[Tutor] Keeping change-in-place vs. copy methods straight

Cameron Simpson cs at zip.com.au
Tue Apr 29 00:27:11 CEST 2014


On 28Apr2014 14:45, taserian <taserian at gmail.com> wrote:
>I can't claim to be new to programming, but I've dabbled in Python over and
>over again to get small problems and puzzles resolved. One thing that I
>find I can't keep straight are the methods that change a list in place, vs.
>those that return a copy (sometimes transformed) of the list.
>
>Call me old-fashioned, but my programming experience mostly comes from
>languages where you assigned the output of a function to another variable,
>so you always had a copy of whatever you were working on.
[...]
>Is there some sort of rule-of-thumb to determine if a function is in-place
>or returns a value?

In python, the convention is that a function that changes in place returns 
None.

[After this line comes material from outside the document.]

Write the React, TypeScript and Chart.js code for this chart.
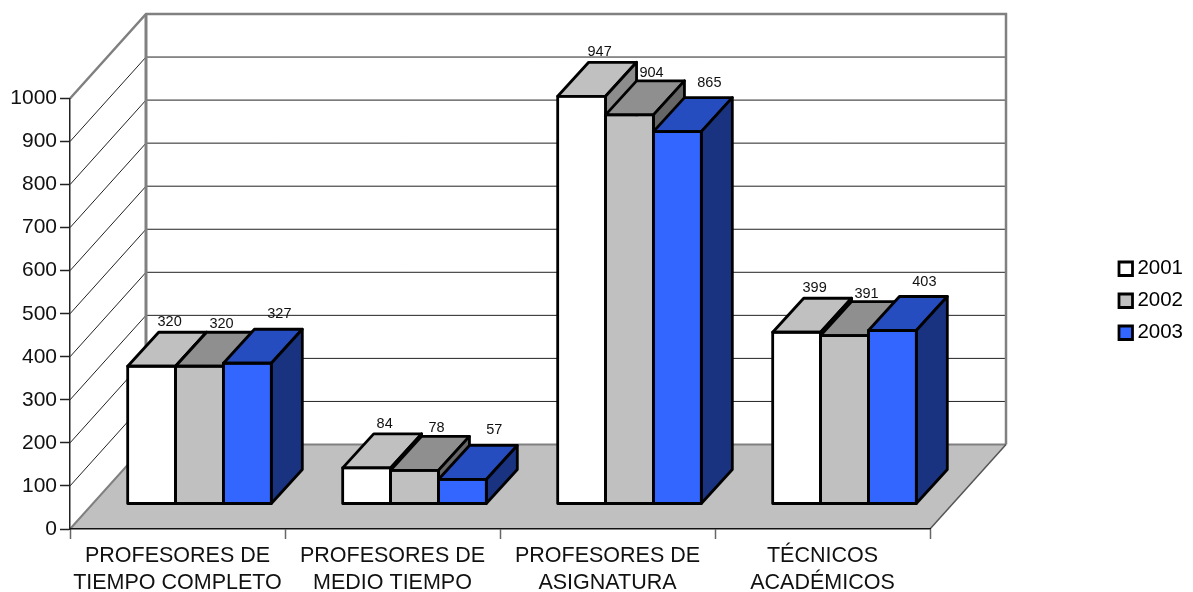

This avois people accidentally thinking they have a copy when in fact 
they have the original.

Of course, it is a work practice, so you need to consult the doco of any 
particular function. But it is a good practice to adopt in one's own code.

As you suggest, this keeps the two notions separate by making their use in the 
code distinct.

Cheers,
Cameron Simpson <cs at zip.com.au>

Too young to rest on the weekend, too old to rest during the week.